2002 Les accusations américaines
Selon Takieddine, si le contrat avec le Pakistan est entaché de graves irrégularités, celui avec l’Arabie Saoudite auquel il consent avoir participé aurait été conclu proprement. Une appréciation contestable au regard de l’homme clé du trio, Ali bin Mussalam. Le 4 janvier 2002, dans un courrier judiciaire émanant du département américain du Trésor, Mussalam est présenté comme un banquier mettant à profit ses réseaux pour financer des organisations islamistes en Afghanistan et au Pakistan. L’intermédiaire aurait été un rouage du scandale du trafic d’armes de l’Irangate (1986). Ses interventions sur les marchés de l’armement auraient servi à financer les causes les moins reluisantes de la monarchie saoudienne.
2003 Le retour manqué
Eclipsé depuis l’élection de Chirac, Takieddine réapparaît dans le sillage de Nicolas Sarkozy, alors ministre de l’Intérieur, en vue de la signature d’un mirifique contrat avec Riyad (la surveillance militaro-électronique de ses frontières). Un air de déjà-vu… L’Elysée interdit aussitôt à Sarkozy de se mêler du contrat. Brice Hortefeux, également à la manœuvre, fait contre mauvaise fortune bon cœur (1) : «On est dessaisis et finalement ça nous arrange. On nous aurait accusés de collecter des fonds pour la présidentielle», concédant que l’intermédiaire avait «un peu aidé sous Balladur». Ce retour impromptu - quoique rapidement interrompu - de Takieddine fait jaser derechef : il est bien l’homme lige des réseaux balladuro-sarkozystes, provoquant toujours l’urticaire des chiraquiens.

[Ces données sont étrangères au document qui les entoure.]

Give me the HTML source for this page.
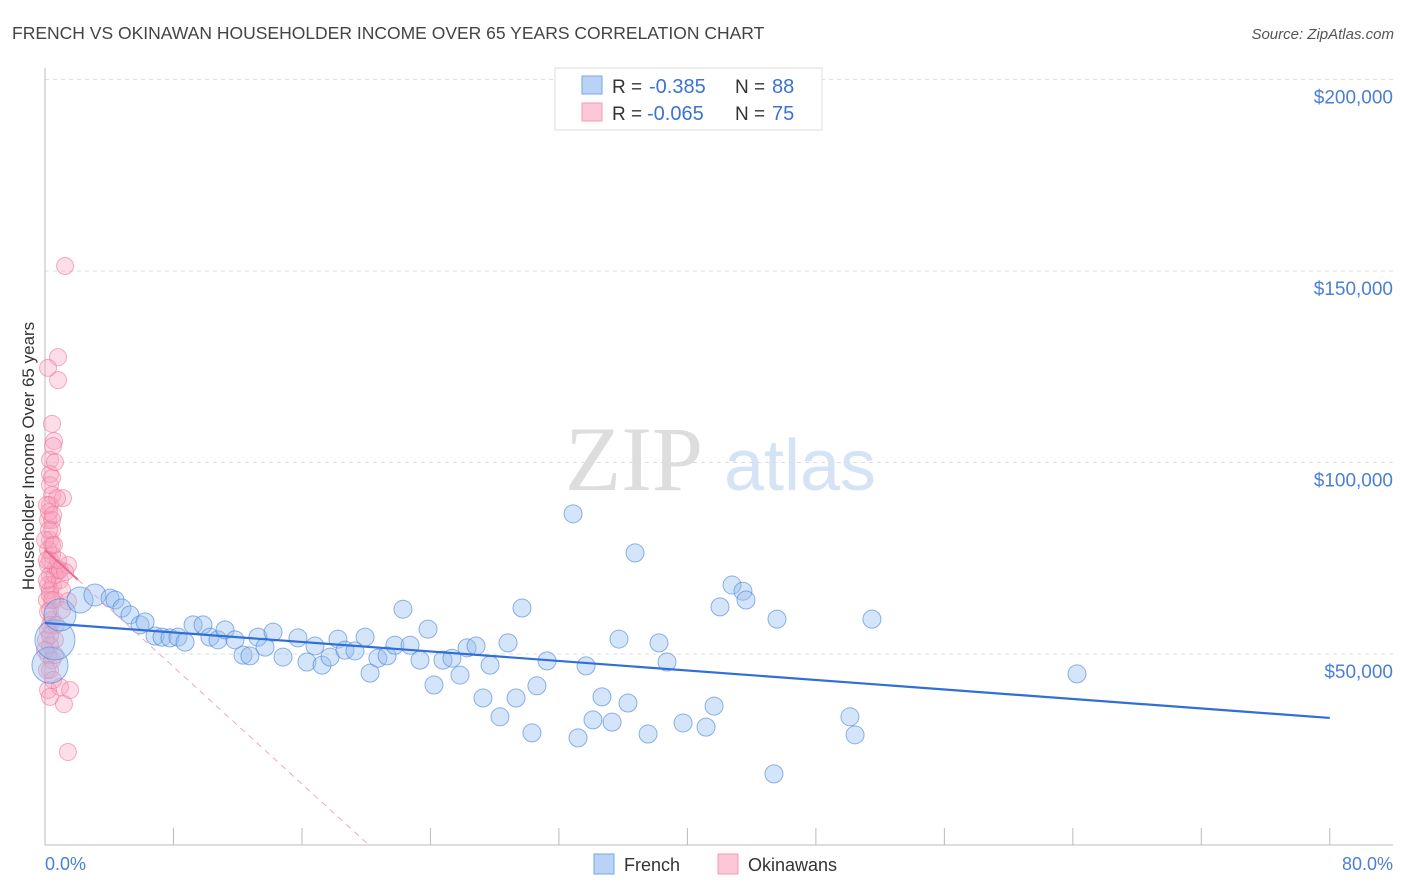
<!DOCTYPE html>
<html><head><meta charset="utf-8">
<style>
body{margin:0;background:#fff;font-family:"Liberation Sans",sans-serif;}
#wrap{position:relative;width:1406px;height:892px;overflow:hidden;}
</style></head>
<body>
<div id="wrap">
<svg id="svg" width="1406" height="892">
  <text x="12" y="39" font-size="17.5" fill="#444">FRENCH VS OKINAWAN HOUSEHOLDER INCOME OVER 65 YEARS CORRELATION CHART</text>
  <text x="1394" y="39" font-size="15" fill="#555" font-style="italic" text-anchor="end">Source: ZipAtlas.com</text>
  <g>
    <text x="634" y="490" font-size="92" fill="#ddd" font-family="Liberation Serif" text-anchor="middle">ZIP</text>
    <text x="800" y="490" font-size="72" fill="#d4e3f5" text-anchor="middle">atlas</text>
  </g>
  <g id="grid"></g>
  <g id="axes"></g>
  <g id="pts"></g>
  <g id="lines"></g>
  <text transform="translate(34,456) rotate(-90)" font-size="17" fill="#333" text-anchor="middle">Householder Income Over 65 years</text>
  <text x="45" y="870" font-size="18" fill="#4a7fd4">0.0%</text>
  <text x="1393" y="870" font-size="18" fill="#4a7fd4" text-anchor="end">80.0%</text>
  <g>
    <rect x="555" y="68" width="267" height="62" fill="#fff" stroke="#ddd"/>
    <rect x="582" y="76" width="20" height="18" fill="#b8d3f5" stroke="#7aa7e6"/>
    <rect x="582" y="103" width="20" height="18" fill="#fcc8d7" stroke="#f09ab3"/>
    <text x="612" y="93" font-size="19" fill="#333">R =</text>
    <text x="649" y="93" font-size="20" fill="#3a73d0">-0.385</text>
    <text x="735" y="93" font-size="19" fill="#333">N =</text>
    <text x="772" y="93" font-size="20" fill="#3a73d0">88</text>
    <text x="612" y="120" font-size="19" fill="#333">R =</text>
    <text x="647" y="120" font-size="20" fill="#3a73d0">-0.065</text>
    <text x="735" y="120" font-size="19" fill="#333">N =</text>
    <text x="772" y="120" font-size="20" fill="#3a73d0">75</text>
  </g>
  <g>
    <rect x="594" y="854" width="20" height="20" fill="#b8d3f5" stroke="#7aa7e6"/>
    <text x="624" y="871" font-size="18" fill="#333">French</text>
    <rect x="718" y="854" width="20" height="20" fill="#fcc8d7" stroke="#f09ab3"/>
    <text x="748" y="871" font-size="18" fill="#333">Okinawans</text>
  </g>
</svg>
</div>
<script>
const yTicks=[50,100,150,200];
const yTickLabels=["$50,000","$100,000","$150,000","$200,000"];
const xTicks=[0,8,16,24,32,40,48,56,64,72,80];
const frenchX=[0.31,0.62,0.93,2.18,3.11,4.05,4.36,4.79,5.29,5.92,6.23,6.85,7.29,7.78,8.28,8.72,9.22,9.84,10.27,10.77,11.21,11.83,12.33,12.76,13.26,13.70,14.20,14.82,15.75,16.31,16.81,17.25,17.75,18.24,18.68,19.30,19.93,20.24,20.73,21.30,21.79,22.29,22.73,23.35,23.85,24.22,24.78,25.34,25.84,26.28,26.84,27.27,27.71,28.33,28.83,29.33,29.70,30.32,30.63,31.26,32.88,33.19,33.69,34.12,34.68,35.31,35.74,36.30,36.74,37.55,38.23,38.73,39.73,41.16,41.66,42.03,42.78,43.46,43.65,45.39,45.58,50.12,50.44,51.49,64.26];
const frenchY=[47.1,53.7,60.2,64.1,65.4,64.6,64.1,62.0,60.2,57.6,58.4,54.7,54.4,54.2,54.4,53.1,57.6,57.6,54.4,53.7,56.3,53.7,49.7,49.5,54.4,51.8,55.7,49.2,54.2,47.9,52.1,47.1,49.2,53.9,51.0,50.8,54.4,45.0,48.9,49.5,52.3,61.7,52.3,48.4,56.5,41.9,48.4,48.9,44.5,51.6,52.1,38.5,47.1,33.6,52.9,38.5,62.0,29.4,41.7,48.2,86.6,28.1,46.9,32.8,38.8,32.2,53.9,37.2,76.4,29.1,52.9,47.9,32.0,30.9,36.4,62.3,68.0,66.4,64.1,18.7,59.1,33.6,28.9,59.1,44.8];
const okX=[1.25,0.81,0.81,0.19,0.44,0.56,0.50,0.31,0.31,0.31,0.44,1.12,0.31,0.19,0.44,0.31,0.44,0.44,0.19,1.43,0.68,0.31,0.19,0.62,1.43,0.31,0.44,0.19,0.62,0.31,0.19,0.44,0.31,0.19,0.93,1.56,0.31,1.18,1.43,0.12,0.50,0.62,0.81,0.31,0.31,0.19,0.44,0.25,0.75,0.93,1.06,0.06,0.31,0.62,0.12,0.50,0.0,0.12,0.44,0.62,0.93,1.25,0.12,0.31,0.81,1.06,0.44,0.19,0.68,0.31,0.0,0.12,0.56,0.25,0.50];
const okY=[151.3,127.5,121.5,124.7,110.1,105.6,104.3,100.7,97.0,94.1,91.5,90.7,88.9,85.0,85.0,79.8,78.5,75.8,73.2,73.2,72.4,70.6,68.0,64.1,63.8,61.5,58.9,56.3,53.7,52.3,49.7,48.4,45.8,40.6,41.4,40.6,38.8,36.9,24.4,64.1,68.0,70.6,71.9,66.7,65.4,77.2,82.4,87.1,90.7,69.3,61.5,53.7,57.6,49.7,45.8,43.2,79.8,88.9,96.0,100.1,71.9,71.4,69.3,74.5,74.5,66.7,64.1,61.0,57.6,55.0,51.0,74.5,78.5,82.4,86.3];
const frenchTrend=[[0,58.1],[80,33.3]];
const okTrendSolid=[[0,77.2],[2.05,69.4]];
const okTrendDash=[[2.05,69.4],[20.2,0]];

const NS="http://www.w3.org/2000/svg";
const X=v=>45+v*16.06;
const Y=v=>845.5-v*3.83;
function mk(tag,attrs,parent){const e=document.createElementNS(NS,tag);for(const k in attrs)e.setAttribute(k,attrs[k]);parent.appendChild(e);return e;}
const grid=document.getElementById('grid'),axes=document.getElementById('axes'),pts=document.getElementById('pts'),lines=document.getElementById('lines');
yTicks.forEach((t,i)=>{
  const l=mk('line',{x1:45,x2:1393,y1:Y(t),y2:Y(t),stroke:'#ddd','stroke-dasharray':'4,4'},grid);
  
  
  const tx=mk('text',{x:1393,y:Y(t)+24,'font-size':19,fill:'#4a7fd4','text-anchor':'end'},axes);
  tx.textContent=yTickLabels[i];
  
  
});
const ya=mk('line',{x1:45,x2:45,y1:68,y2:845,stroke:'#bbb'},axes);


const xa=mk('line',{x1:45,x2:1393,y1:845,y2:845,stroke:'#bbb'},axes);


xTicks.forEach(t=>{
  const l=mk('line',{x1:X(t),x2:X(t),y1:828,y2:845,stroke:'#bbb'},axes);
  
  
});
okX.forEach((v,i)=>{
  const c=mk('circle',{cx:X(v),cy:Y(okY[i]),r:8.5,fill:'rgba(248,160,188,0.35)',stroke:'rgba(238,120,155,0.6)','stroke-width':1},pts);
  
  
});
const bigR=[18,20,16,13,11];
frenchX.forEach((v,i)=>{
  const c=mk('circle',{cx:X(v),cy:Y(frenchY[i]),r:i<5?bigR[i]:9,fill:'rgba(150,190,240,0.4)',stroke:'rgba(70,130,215,0.6)','stroke-width':1},pts);
  
  
});
function line(d,attrs,name){const l=mk('line',Object.assign({x1:X(d[0][0]),y1:Y(d[0][1]),x2:X(d[1][0]),y2:Y(d[1][1])},attrs),lines);
  
  }
line(frenchTrend,{stroke:'#2f6fd6','stroke-width':2.2},'french-trend-line');
line(okTrendSolid,{stroke:'#ec6a8f','stroke-width':2},'okinawan-trend-line');
line(okTrendDash,{stroke:'#f0a8bc','stroke-width':1,'stroke-dasharray':'6,5'},'okinawan-trend-extension');
</script>
</body></html>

2005 Les invitations au Cap d’Antibes
Ziad Takieddine soigne toujours ses réseaux et invite du beau monde dans un joli coin du Cap d’Antibes, le Castelet Sainte Anne. Selon le contrat de location que nous avons obtenu, l’homme d’affaire a encore loué cette maison l’été dernier, 10 000 euros par mois. En 2005, Jean-François Copé, alors ministre du Budget, y a séjourné «trois ou quatre jours». Sollicité par Libération, il précise toutefois : «C’est une relation d’amitié, rien d’autre. Nous nous sommes rencontrés en 2003 et nous sommes devenus amis. Nos discussions n’ont jamais eu de caractère professionnel.» La même année, Copé était saisi par l’omniprésent Hortefeux en vue d’obtenir une déduction fiscale en faveur de commissions versées par la DCN en Arabie Saoudite… Copé refuse mais entretient manifestement le dialogue.
2010 Le grand déballage
Cerné par les dépositions des différents protagonistes, Takieddine sort du bois, multiplie les déclarations et les contre-feux. Au risque de se prendre les pieds dans le tapis. Car certains de ses ennemis d’hier, les intermédiaires chiraquiens, sont, entre-temps, devenus sarkozystes.